Goal of the exercise – Below are the records; extract from them the line containing "Generate a LaTeX" to the line containing "(0,0) rectangle (452,342);", both lines included, exactly and with no pictures.

Input for this task –
== == ==
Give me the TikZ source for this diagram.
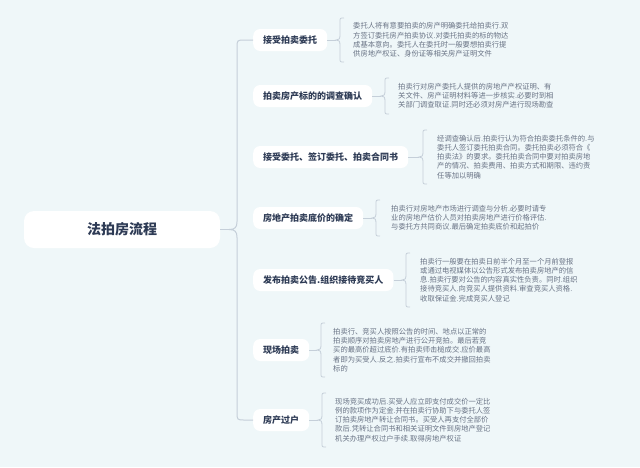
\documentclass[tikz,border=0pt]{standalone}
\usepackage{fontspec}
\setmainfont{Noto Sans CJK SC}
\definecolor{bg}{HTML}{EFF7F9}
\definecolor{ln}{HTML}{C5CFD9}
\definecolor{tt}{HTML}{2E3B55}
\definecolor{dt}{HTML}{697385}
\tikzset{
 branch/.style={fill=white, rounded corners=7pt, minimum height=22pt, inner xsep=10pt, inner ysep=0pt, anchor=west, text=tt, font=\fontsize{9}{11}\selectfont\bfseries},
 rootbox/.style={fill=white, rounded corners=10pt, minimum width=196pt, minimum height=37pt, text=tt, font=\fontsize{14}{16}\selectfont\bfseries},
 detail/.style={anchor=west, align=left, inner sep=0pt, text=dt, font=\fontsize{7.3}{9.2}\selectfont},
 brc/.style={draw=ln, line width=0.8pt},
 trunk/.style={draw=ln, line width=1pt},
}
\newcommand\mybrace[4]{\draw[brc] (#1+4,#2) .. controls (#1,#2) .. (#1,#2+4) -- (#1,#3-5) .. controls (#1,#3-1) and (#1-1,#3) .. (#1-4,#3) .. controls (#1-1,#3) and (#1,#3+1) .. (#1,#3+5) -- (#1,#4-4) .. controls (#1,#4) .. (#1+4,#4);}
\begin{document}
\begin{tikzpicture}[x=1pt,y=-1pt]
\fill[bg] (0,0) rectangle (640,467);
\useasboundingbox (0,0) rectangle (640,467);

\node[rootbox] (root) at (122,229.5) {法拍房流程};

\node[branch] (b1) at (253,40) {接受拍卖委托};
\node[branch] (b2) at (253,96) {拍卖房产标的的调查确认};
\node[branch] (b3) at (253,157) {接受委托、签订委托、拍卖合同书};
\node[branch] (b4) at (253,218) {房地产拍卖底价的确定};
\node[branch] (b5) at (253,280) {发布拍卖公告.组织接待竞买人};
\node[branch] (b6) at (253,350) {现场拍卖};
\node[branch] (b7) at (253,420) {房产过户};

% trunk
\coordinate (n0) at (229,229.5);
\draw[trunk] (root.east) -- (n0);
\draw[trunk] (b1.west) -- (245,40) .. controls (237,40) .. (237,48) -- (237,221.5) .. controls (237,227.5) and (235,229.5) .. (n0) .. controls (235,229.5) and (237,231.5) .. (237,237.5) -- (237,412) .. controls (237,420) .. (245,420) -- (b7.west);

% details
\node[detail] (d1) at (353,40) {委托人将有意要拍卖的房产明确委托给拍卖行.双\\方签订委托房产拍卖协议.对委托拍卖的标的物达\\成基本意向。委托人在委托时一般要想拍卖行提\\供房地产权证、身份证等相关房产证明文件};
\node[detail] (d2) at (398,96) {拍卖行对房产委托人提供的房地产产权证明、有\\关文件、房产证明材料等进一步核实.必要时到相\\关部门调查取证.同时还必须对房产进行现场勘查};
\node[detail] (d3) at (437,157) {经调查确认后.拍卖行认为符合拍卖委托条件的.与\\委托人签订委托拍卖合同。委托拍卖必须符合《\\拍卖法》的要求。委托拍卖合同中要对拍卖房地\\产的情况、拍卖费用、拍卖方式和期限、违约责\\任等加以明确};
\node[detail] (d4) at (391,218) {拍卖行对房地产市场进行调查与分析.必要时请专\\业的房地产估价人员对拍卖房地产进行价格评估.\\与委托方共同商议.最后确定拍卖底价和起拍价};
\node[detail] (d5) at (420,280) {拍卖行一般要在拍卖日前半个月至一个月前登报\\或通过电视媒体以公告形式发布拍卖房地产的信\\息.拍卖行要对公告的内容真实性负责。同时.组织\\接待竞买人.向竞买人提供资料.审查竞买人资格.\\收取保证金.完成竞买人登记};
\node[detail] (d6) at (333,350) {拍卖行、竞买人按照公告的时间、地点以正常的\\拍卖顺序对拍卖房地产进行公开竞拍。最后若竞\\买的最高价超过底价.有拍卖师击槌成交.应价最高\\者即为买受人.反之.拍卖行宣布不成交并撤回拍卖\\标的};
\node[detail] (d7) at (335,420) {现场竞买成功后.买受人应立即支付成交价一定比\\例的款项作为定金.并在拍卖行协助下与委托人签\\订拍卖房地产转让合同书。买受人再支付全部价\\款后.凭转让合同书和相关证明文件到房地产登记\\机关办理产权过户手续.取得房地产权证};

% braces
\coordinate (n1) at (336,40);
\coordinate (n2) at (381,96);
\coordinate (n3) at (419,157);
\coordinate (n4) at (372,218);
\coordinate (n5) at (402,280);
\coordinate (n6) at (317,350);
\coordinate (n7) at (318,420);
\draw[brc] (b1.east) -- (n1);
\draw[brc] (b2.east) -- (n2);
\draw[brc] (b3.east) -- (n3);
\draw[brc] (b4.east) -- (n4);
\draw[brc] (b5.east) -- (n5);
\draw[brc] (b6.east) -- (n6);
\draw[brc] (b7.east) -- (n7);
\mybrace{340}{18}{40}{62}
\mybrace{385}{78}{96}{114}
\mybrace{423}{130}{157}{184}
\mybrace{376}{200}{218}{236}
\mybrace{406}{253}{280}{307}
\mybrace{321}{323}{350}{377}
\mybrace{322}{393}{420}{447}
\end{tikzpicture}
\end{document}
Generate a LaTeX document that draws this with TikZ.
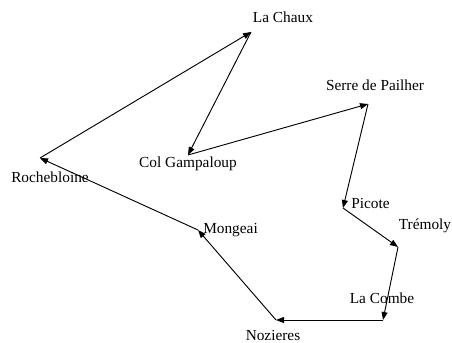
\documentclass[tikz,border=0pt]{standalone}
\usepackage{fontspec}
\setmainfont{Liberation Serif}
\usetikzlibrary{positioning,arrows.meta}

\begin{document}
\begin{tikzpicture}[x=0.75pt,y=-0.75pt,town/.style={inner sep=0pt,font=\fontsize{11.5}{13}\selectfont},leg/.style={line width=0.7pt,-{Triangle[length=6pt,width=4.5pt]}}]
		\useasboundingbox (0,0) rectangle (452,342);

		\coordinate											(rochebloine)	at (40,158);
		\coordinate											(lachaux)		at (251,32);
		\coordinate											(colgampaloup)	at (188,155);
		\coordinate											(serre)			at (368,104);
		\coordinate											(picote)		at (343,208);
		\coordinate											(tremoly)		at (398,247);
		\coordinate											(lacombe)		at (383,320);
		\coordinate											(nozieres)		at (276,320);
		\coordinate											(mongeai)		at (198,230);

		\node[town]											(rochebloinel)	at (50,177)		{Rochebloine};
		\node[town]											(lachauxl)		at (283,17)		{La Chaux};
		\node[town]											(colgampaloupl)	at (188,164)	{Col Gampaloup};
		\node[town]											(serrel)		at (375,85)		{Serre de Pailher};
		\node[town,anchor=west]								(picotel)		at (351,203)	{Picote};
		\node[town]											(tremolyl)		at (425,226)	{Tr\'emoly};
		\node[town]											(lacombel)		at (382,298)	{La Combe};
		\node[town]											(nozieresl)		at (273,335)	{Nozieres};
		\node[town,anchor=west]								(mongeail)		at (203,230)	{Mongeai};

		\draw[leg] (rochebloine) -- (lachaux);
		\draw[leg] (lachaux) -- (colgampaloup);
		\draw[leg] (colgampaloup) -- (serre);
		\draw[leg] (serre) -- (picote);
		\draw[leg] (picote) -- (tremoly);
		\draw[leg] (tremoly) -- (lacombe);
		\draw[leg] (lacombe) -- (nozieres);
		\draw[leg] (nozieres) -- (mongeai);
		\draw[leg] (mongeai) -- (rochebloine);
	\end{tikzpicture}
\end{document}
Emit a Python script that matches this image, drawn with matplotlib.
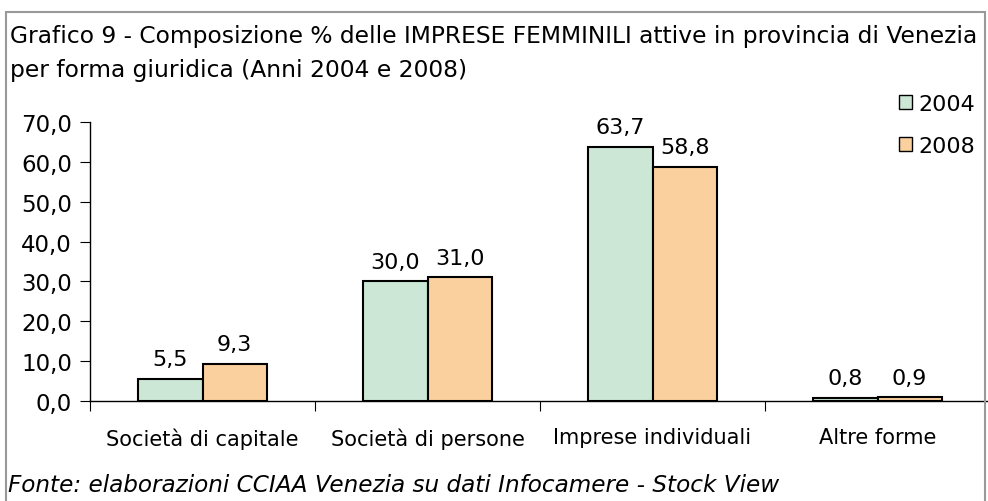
== == ==
Written solution –
Generate a LaTeX document that draws this with TikZ.
\documentclass[tikz,border=0pt]{standalone}
\usepackage{fontspec}
\setmainfont{Liberation Serif}
\usetikzlibrary{positioning,arrows.meta}

\begin{document}
\begin{tikzpicture}[x=0.75pt,y=-0.75pt,town/.style={inner sep=0pt,font=\fontsize{11.5}{13}\selectfont},leg/.style={line width=0.7pt,-{Triangle[length=6pt,width=4.5pt]}}]
		\useasboundingbox (0,0) rectangle (452,342);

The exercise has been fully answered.